Small coincidences have big consequences. It's a truism, but in writing my book Philomena – now made into a startlingly moving film by Stephen Frears, Steve Coogan and Judi Dench – two events showed how true a truism can be.
The first concerned myself and an unexpected meeting at a party in 2004. I'd recently lost my job as a UK government communications director after a row with Alastair Campbell and Stephen Byers and I was at a loose end.
A woman I didn't know said she had a message for me from a friend. She knew I'd worked for many years as a BBC foreign correspondent and she asked if I'd help her solve a family mystery. It set me on a five-year search for a man I'd never met.
I met the friend, Jane, for a coffee at the British Library.
She said her mother, Philomena, had revealed a secret she had kept for 50 years – she had a son she had never spoken about to anyone. Philomena had been a teenage single mother in Ireland at a time when sex outside marriage was considered a sin. Jane said her lost brother would now be in his early fifties and they were both desperate to find him.
I was intrigued, but my journalism had been about wars, international crises and superpower summits. I wasn't sure about writing a human-interest story. What convinced me to do so was meeting Philomena herself. She was friendly, bright and likeable – qualities in short supply in Westminster and Whitehall. We hit it off straight away.
Philomena told me she had given birth in a country convent at Roscrea in County Tipperary on July 5, 1952. She was just 18 when she'd met a young man who bought her a toffee apple on a warm autumn evening at the county fair.
"I had just left convent school," she remembered. "I went in there when my mother died, when I was six and a half, and I left at 18 not knowing a thing about the facts of life. I didn't know where babies came from."

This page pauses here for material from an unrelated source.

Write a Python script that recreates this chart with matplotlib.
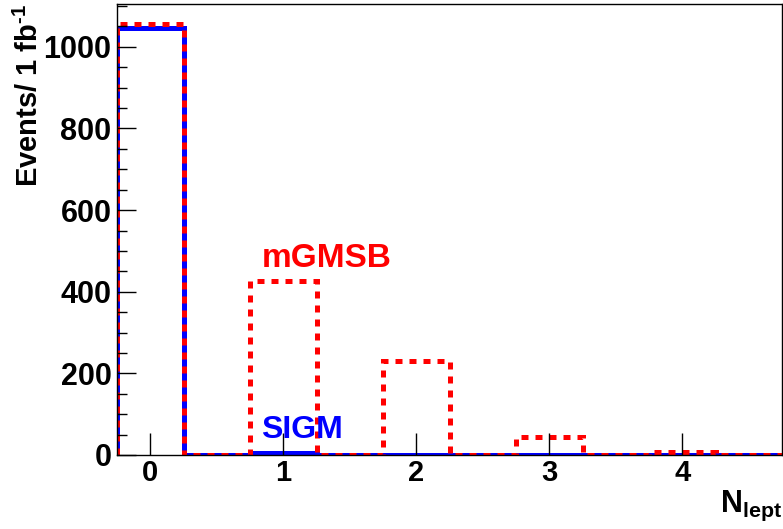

Philomena's family had "put her away" with the nuns. And after her baby, Anthony, was born, the Mother Superior warned she would face damnation if ever she revealed her guilty secret.
"All my life I couldn't tell anyone," Philomena told me. "We were so browbeaten, it was such a sin. It was an awful thing to have a baby out of wedlock."
Philomena was one of thousands of Irish women sent to convents in the '50s and '60s, labelled moral degenerates by a Church hierarchy who ruled that they must not be allowed to keep their children. For the Church, it was a lucrative deal. The Government paid a pound a week for every woman in the Church's care, and two shillings and sixpence for every baby.
After giving birth, the girls were allowed to leave only if their family could pay £100. Those who couldn't afford it – the majority – were kept in the convent for three years, working in kitchens and laundries, or making rosary beads, while the Church kept the profits from their labour.
Philomena served her three-year sentence in the laundry at Roscrea and caring for her son.
But at Christmas 1955, she was told Anthony would be given up for adoption. "Oh, Anthony was gorgeous," Philomena told me. "He was a lovely, gentle, quiet lad. All my life I never forgot him. I prayed for him every day. I just want so badly to know what happened to him."
But by piecing together passport records, archived documents and fleeting references in old newspapers, we found that Anthony Lee had been offered to an American Catholic couple, Marge and Doc Hess, from St Louis, Missouri. In my research, I came into possession of Marge's diary from 1955, which revealed that the Hesses had three sons and wanted to adopt a daughter.
Marge Hess had flown to Ireland looking for a little girl. Her diary tells how she found three-year-old Mary McDonald in the convent at Roscrea; and it recounts the coincidence that led her to adopt Anthony Lee.
When Marge leant down to pick up her new daughter in the nursery, a little boy came running to give her a kiss. He was Mary's best friend, and Marge fell for him at once.